The group was on safari in the Serengeti when the cheetahs they were watching decided to get a closer look at them.
When you take an African safari, you expect to get up close and personal with the animals. But for a group of animal watchers, their encounter came a little too close for comfort.
American Britton Hayes and two of his friends were watching a group of three cheetah brothers hunt, when one of the animals noticed Hayes’ Land Cruiser and decided to investigate. Before the group knew what to do, the young cheetah jumped inside the vehicle.
“We started to notice the cheetahs became curious of the vehicle,” said Hayes. “But it was too late to drive quickly away or anything like that because you don’t want to startle the animals because that’s when things usually go wrong.”
The group didn’t notice the cheetah in their backseat at first because they were focused on his brother who had jumped on the hood of their car.
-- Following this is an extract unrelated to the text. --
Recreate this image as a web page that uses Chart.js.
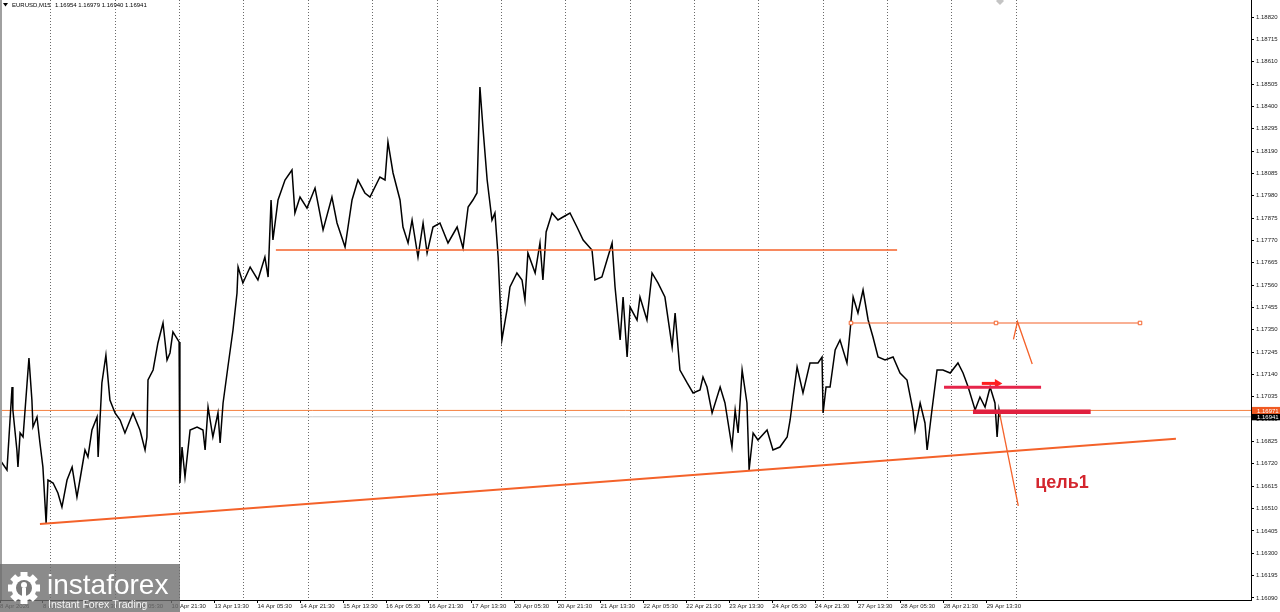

“One of the cheetahs hopped onto the hood and was sniffing around, so we were all focused on the cheetah on the hood that was looking around,” said Hayes. “While we were all watching the cheetah in the front, one of the brothers had flanked around the back and hopped in back of the vehicle to try and sniff us and make sure that we weren’t a threat.”
Thankfully, the group’s guide had experience with the animals, and knew exactly what to do.
“Alex (my guide) kept me calm and made sure I never made eye contact nor startled the cheetah,” Hayes said, “allowing the animal to see that it could trust us.”
The guide warned against making eye contact, as it can intimidate the animals. He also told the group to breathe deeply and slowly, and just let the animal do its thing. Once it was done exploring, he said, it should leave them well enough alone.
“Honestly, it was probably one of the scariest moments of my life while it was happening. I felt like I had to clear my mind of any thoughts because from everything you’re told about predators like that, they can sense fear and any sort of discomfort you’re feeling and they’ll react accordingly,” said Hayes. “I wanted to be as calm and as still as possible to avoid a bad outcome.”
The guide turned out to be right about the cheetahs, and after they were through sniffing out the car, they retreated. The group stayed still as the animals returned to their hunt, but before long found themselves laughing at their luck, unable to believe they had gotten out of the situation so easily.
Now, Hayes says, he feels like he can do anything.
“I was scared to death,” he said, “but I’ve never felt more alive.”